Infrastruktur zurückholen
Der Haken ist: Durch die Privatisierung wurden staatliche Monopole lediglich durch private Monopole oder Oligopole – also einen Kreis von wenigen Anbietern – ersetzt. Monopolgewinne fließen heute nicht in die öffentlichen Haushalte, sondern an private Investoren wie eben Blackrock. Politiker empören sich regelmäßig über die zunehmende globale Ungleichheit. Dass sie mit der Privatisierung von Staatsunternehmen dazu beigetragen haben, verschweigen sie lieber. Jede Arbeitsverdichtung und jede Outsourcingmaßnahme der ehemaligen Staatsbetriebe dient dem Gewinninteresse der globalen Shareholder und treibt die Einkommensschere zwischen Beschäftigten und Kapitaleignern weiter auseinander.
Was tun?

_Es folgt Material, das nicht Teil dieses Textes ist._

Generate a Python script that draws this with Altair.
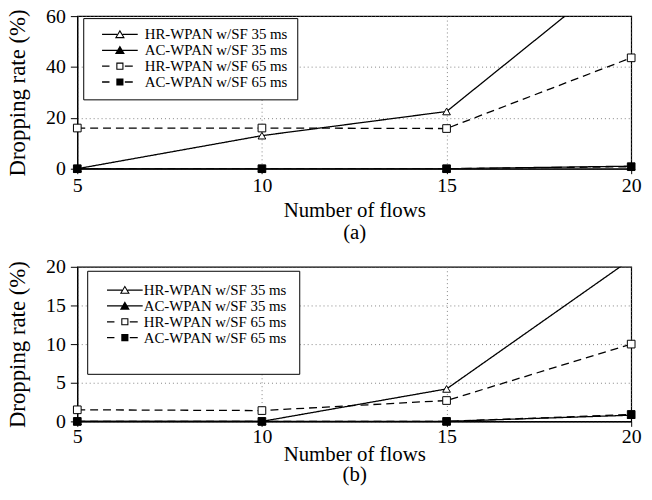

Eine Sofortmaßnahme wäre, dass der Staat wieder bei der Lufthansa einsteigt und seinen Anteil bei der Post, der noch bei 20 Prozent liegt, aufstockt.
Im Aktienrecht sind 25 Prozent eine wichtige Schwelle. Wer über der sogenannten Sperrminorität liegt, hat bedeutende Rechte in einem Unternehmen. Bei der Lufthansa könnte der Staat als Anteilseigner auf Monopolstrecken für faire Preise sorgen und bei der Post für bessere Arbeitsbedingungen. Das würde den Gewinn schmälern – aber es ist legitim, wenn der Staat als Eigentümer neben der Gewinnorientierung noch weitere Ziele verfolgt.
Der Begriff „Verstaatlichung“ hat zweifellos den muffigen Geruch der 70er Jahre. Die Deutsche Bahn zeigt, dass es anders gehen kann. Die Bahn ist selbstverständlich nicht perfekt, aber sie hat nur noch wenig mit der Behörden-Bahn der Vergangenheit zu tun. Die Bahn ist als Aktiengesellschaft privatrechtlich aufgestellt, gehört aber zu 100 Prozent dem Staat. Gewinne muss die Bahn an den Staat – also die Allgemeinheit – abführen oder wieder investieren. Das Beispiel Bahn zeigt, dass man einen Staatsbetrieb zum Positiven reformieren kann, indem man die Organisationsform ändert, ohne die Besitzverhältnisse anzutasten.
„Hol dir die Stadt zurück“ nannten die Berliner Grünen ihre Kampagne zur Schließung des Berliner Flughafens Tegel. Mit Blick auf Lufthansa und Post muss es abgewandelt heißen: Hol dir die Infrastruktur zurück.